= HC Gilje =

Norwegian artist (born 1969)

HC Gilje (born 1969) is a Norwegian artist who works with realtime environments, installations, live performance, set design and single channel video.

Gilje has presented his work through different channels throughout the world: in concert-venues, theater and cinema venues, galleries, festivals and through several international DVD releases, including 242.pilots live in Bruxelles on the New York label Carpark and Cityscapes on the Paris-label Lowave.

He was a member of the video-impro trio 242.pilots, and was also the visual motor of dance company Kreutzerkompani.

In 2006, Gilje initiated the research project “Conversations with Spaces” where he explores how audiovisual technology can be used to transform, create, expand, amplify and interpret physical spaces.

He is also the developer of the free Video Projection Tool (VPT), a software for mapping video onto physical objects and surfaces.

==Biography==
HC Gilje graduated from the Trondheim Academy of Fine Art in 1999, and later moved to Berlin to participate in the International Studio Programme of Künstlerhaus Bethanien, Berlin. He stayed in Berlin until 2006 before he moved back to Norway.

Gilje was involved in several dance/theatre projects in the period 1997 to 2006, primarily with Kreutzerkompani which he formed together with choreographer Eva-Cecilie Richardsen. He returned to theatre in 2010 to do set and video design for an adaptation of Tarjei Vesaas´ Fuglane at Trøndelag Teater.

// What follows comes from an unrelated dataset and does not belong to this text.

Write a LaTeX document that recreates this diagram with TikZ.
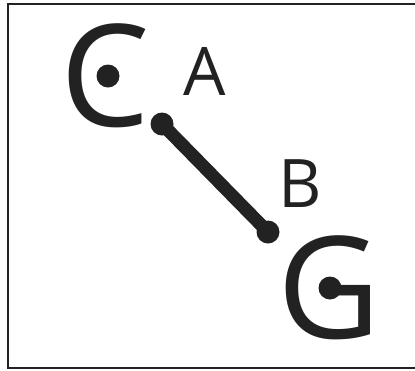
\documentclass[tikz,border=0pt]{standalone}
\usepackage{fontspec}
\setmainfont{Open Sans}
\usepackage{tikz}
\definecolor{inkgray}{HTML}{222222}

\begin{document}
\begin{tikzpicture}[x=1pt, y=-1pt,
          every node/.style={inner sep=0pt, outer sep=0pt, text=inkgray},
          bigletter/.style={font=\fontsize{142}{142}\selectfont},
          smalllabel/.style={font=\fontsize{67}{67}\selectfont},
          blob/.style={circle, fill=inkgray, minimum size=23pt},
          bar/.style={draw=inkgray, line width=13pt}
        ]
        \useasboundingbox (0,0) rectangle (415,370);
        \clip (0,0) rectangle (415,370);
        \draw[line width=2pt, inkgray] (8,4) rectangle (430,368);
        \node[bigletter] (cletter) at (105,76) {C};
        \node[bigletter] (gletter) at (329,288) {G};
        \node[smalllabel] (alabel) at (205,71) {A};
        \node[smalllabel] (blabel) at (300,184) {B};
        \node[blob] (cdot) at (108,76) {};
        \node[blob] (gdot) at (330,288) {};
        \node[blob] (aend) at (162,124) {};
        \node[blob] (bend) at (268,232) {};
        \draw[bar] (aend.center) -- (bend.center);
      \end{tikzpicture}
\end{document}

Gilje toured extensively with different live video projects from 1999 to 2007. Apart from 242.pilots, he collaborated with several musicians, composers, and improvisers, including Justin Bennett, Yannis Kyriakides, Kelly Davis, Maja Ratkje and Jazzkammer (John Hegre/Lasse Marhaug).

From about 1995 to 2005 he made a series of experimental videos, several of them results of his live collaborations. His last video so far is Night for Day which was a collaboration with Jazzkammer based on material shot in Tokyo, a video which later appeared on Gilje's DVD release "Cityscapes".

Since 2005 Gilje has focused mainly on installations involving projection, light and sound. Some of his recent installations include Wind-up Birds (a network of mechanical woodpeckers), blink (projection of light into empty spaces),circle (a light projected object) and puls (light installation commissioned for Bybanen metro in Bergen).

==Selected installations==
- Shadowgrounds, 2001
- nodio, 2005
- drifter, 2006
- soundpockets 1&2, 2007
- wind-up birds, 2008
- shift, 2008
- blink (projection), 2009
- blink (light-shadow), 2009
- snitt, 2010
- light space modulator, 2011
- circle, 2011
- Revolver, 2013

==Selected videos==
- H.K.mark1, 1998
- evil is going on, 2001
- stacking of different natures, 2002: music video for the electronica duo Information.
- crossings, 2002
- shiva, 2003: music by Kelly Davis.
- voice, 2003: collaboration with composer/performer Maja Ratkje
- night for day, 2004: collaboration with Jazzkammer
- sunblind, 2004: collaboration with Tim Hecker

==Selected dance-theatre productions==
- Hollow Creature: Tigerhagen (2000–2001)
- Kreutzerkompani:synk (2002–2006)
- Kreuzterkompami:elevator (2003–2005)
- Kreutzerkompani:twinn (2004)
- Kreutzerkompani:irre (2006)
- Trøndelag Teater: Fuglane (2010)

==DVD releases==
- "242.pilots live in Bruxelles", (DVD, Carpark Records, cprk21, 2002)
- "Cityscapes", (DVD, Lowave (2005), includes H.K.mark1, crossings, shiva and Night for day.